● **Information shown**

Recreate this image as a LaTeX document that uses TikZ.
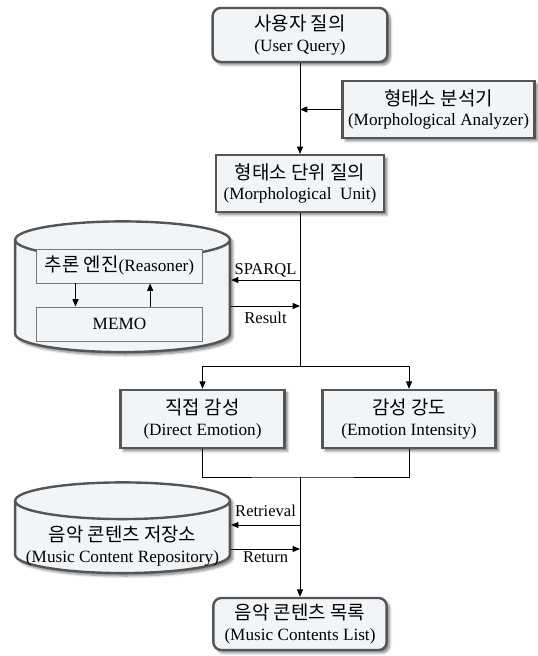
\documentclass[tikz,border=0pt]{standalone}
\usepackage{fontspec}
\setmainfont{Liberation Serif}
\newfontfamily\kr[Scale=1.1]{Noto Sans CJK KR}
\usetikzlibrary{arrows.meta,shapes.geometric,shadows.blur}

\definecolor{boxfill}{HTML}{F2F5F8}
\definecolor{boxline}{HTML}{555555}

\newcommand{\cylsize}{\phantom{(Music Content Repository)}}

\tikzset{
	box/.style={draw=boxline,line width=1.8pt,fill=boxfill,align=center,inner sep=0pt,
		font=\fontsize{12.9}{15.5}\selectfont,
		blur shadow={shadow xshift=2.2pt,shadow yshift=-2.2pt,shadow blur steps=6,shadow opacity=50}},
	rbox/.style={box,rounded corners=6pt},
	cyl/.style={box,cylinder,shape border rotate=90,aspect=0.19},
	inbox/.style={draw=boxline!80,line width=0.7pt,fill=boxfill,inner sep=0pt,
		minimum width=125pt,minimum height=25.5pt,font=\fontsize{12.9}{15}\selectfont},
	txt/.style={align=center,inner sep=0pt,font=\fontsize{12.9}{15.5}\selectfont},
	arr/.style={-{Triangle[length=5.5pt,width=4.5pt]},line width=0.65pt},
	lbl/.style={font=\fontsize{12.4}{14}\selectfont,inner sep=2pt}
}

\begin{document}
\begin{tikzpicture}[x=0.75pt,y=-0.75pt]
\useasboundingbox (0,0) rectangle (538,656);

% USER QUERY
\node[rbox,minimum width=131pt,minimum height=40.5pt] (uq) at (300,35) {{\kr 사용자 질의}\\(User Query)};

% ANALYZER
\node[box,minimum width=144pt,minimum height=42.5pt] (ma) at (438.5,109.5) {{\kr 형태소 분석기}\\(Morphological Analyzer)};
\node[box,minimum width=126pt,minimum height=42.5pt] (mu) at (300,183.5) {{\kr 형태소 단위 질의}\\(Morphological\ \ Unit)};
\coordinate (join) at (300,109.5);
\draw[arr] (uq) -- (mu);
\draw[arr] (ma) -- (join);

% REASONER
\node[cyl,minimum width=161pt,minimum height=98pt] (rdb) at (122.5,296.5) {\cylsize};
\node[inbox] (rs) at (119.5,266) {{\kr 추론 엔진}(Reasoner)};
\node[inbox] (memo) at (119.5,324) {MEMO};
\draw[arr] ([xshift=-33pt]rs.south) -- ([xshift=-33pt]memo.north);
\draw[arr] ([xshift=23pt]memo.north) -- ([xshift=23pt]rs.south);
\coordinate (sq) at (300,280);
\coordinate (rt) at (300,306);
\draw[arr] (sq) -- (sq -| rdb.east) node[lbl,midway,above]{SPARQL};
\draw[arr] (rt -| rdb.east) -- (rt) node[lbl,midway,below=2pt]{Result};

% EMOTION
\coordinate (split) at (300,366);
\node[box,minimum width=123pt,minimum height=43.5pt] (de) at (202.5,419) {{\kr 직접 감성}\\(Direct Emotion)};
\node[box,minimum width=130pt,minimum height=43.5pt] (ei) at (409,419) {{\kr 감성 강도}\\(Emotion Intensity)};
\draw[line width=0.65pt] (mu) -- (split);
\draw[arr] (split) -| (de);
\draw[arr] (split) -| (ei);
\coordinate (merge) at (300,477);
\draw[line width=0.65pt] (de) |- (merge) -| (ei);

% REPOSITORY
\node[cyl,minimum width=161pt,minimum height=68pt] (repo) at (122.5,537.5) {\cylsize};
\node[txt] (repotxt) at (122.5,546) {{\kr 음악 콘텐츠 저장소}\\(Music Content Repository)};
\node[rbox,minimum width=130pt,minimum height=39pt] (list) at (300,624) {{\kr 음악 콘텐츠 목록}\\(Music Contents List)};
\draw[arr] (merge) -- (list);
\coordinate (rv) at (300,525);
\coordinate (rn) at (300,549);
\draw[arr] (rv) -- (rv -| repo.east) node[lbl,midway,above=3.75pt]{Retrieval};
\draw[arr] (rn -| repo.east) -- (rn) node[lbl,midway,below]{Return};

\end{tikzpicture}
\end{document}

● **Aim of the exercise**
Restate the whole listing above exactly, please, omitting every image.

● **Completed exercise**
Recreate this image as a LaTeX document that uses TikZ.
\documentclass[tikz,border=0pt]{standalone}
\usepackage{fontspec}
\setmainfont{Liberation Serif}
\newfontfamily\kr[Scale=1.1]{Noto Sans CJK KR}
\usetikzlibrary{arrows.meta,shapes.geometric,shadows.blur}

\definecolor{boxfill}{HTML}{F2F5F8}
\definecolor{boxline}{HTML}{555555}

\newcommand{\cylsize}{\phantom{(Music Content Repository)}}

\tikzset{
	box/.style={draw=boxline,line width=1.8pt,fill=boxfill,align=center,inner sep=0pt,
		font=\fontsize{12.9}{15.5}\selectfont,
		blur shadow={shadow xshift=2.2pt,shadow yshift=-2.2pt,shadow blur steps=6,shadow opacity=50}},
	rbox/.style={box,rounded corners=6pt},
	cyl/.style={box,cylinder,shape border rotate=90,aspect=0.19},
	inbox/.style={draw=boxline!80,line width=0.7pt,fill=boxfill,inner sep=0pt,
		minimum width=125pt,minimum height=25.5pt,font=\fontsize{12.9}{15}\selectfont},
	txt/.style={align=center,inner sep=0pt,font=\fontsize{12.9}{15.5}\selectfont},
	arr/.style={-{Triangle[length=5.5pt,width=4.5pt]},line width=0.65pt},
	lbl/.style={font=\fontsize{12.4}{14}\selectfont,inner sep=2pt}
}

\begin{document}
\begin{tikzpicture}[x=0.75pt,y=-0.75pt]
\useasboundingbox (0,0) rectangle (538,656);

% USER QUERY
\node[rbox,minimum width=131pt,minimum height=40.5pt] (uq) at (300,35) {{\kr 사용자 질의}\\(User Query)};

% ANALYZER
\node[box,minimum width=144pt,minimum height=42.5pt] (ma) at (438.5,109.5) {{\kr 형태소 분석기}\\(Morphological Analyzer)};
\node[box,minimum width=126pt,minimum height=42.5pt] (mu) at (300,183.5) {{\kr 형태소 단위 질의}\\(Morphological\ \ Unit)};
\coordinate (join) at (300,109.5);
\draw[arr] (uq) -- (mu);
\draw[arr] (ma) -- (join);

% REASONER
\node[cyl,minimum width=161pt,minimum height=98pt] (rdb) at (122.5,296.5) {\cylsize};
\node[inbox] (rs) at (119.5,266) {{\kr 추론 엔진}(Reasoner)};
\node[inbox] (memo) at (119.5,324) {MEMO};
\draw[arr] ([xshift=-33pt]rs.south) -- ([xshift=-33pt]memo.north);
\draw[arr] ([xshift=23pt]memo.north) -- ([xshift=23pt]rs.south);
\coordinate (sq) at (300,280);
\coordinate (rt) at (300,306);
\draw[arr] (sq) -- (sq -| rdb.east) node[lbl,midway,above]{SPARQL};
\draw[arr] (rt -| rdb.east) -- (rt) node[lbl,midway,below=2pt]{Result};

% EMOTION
\coordinate (split) at (300,366);
\node[box,minimum width=123pt,minimum height=43.5pt] (de) at (202.5,419) {{\kr 직접 감성}\\(Direct Emotion)};
\node[box,minimum width=130pt,minimum height=43.5pt] (ei) at (409,419) {{\kr 감성 강도}\\(Emotion Intensity)};
\draw[line width=0.65pt] (mu) -- (split);
\draw[arr] (split) -| (de);
\draw[arr] (split) -| (ei);
\coordinate (merge) at (300,477);
\draw[line width=0.65pt] (de) |- (merge) -| (ei);

% REPOSITORY
\node[cyl,minimum width=161pt,minimum height=68pt] (repo) at (122.5,537.5) {\cylsize};
\node[txt] (repotxt) at (122.5,546) {{\kr 음악 콘텐츠 저장소}\\(Music Content Repository)};
\node[rbox,minimum width=130pt,minimum height=39pt] (list) at (300,624) {{\kr 음악 콘텐츠 목록}\\(Music Contents List)};
\draw[arr] (merge) -- (list);
\coordinate (rv) at (300,525);
\coordinate (rn) at (300,549);
\draw[arr] (rv) -- (rv -| repo.east) node[lbl,midway,above=3.75pt]{Retrieval};
\draw[arr] (rn -| repo.east) -- (rn) node[lbl,midway,below]{Return};

\end{tikzpicture}
\end{document}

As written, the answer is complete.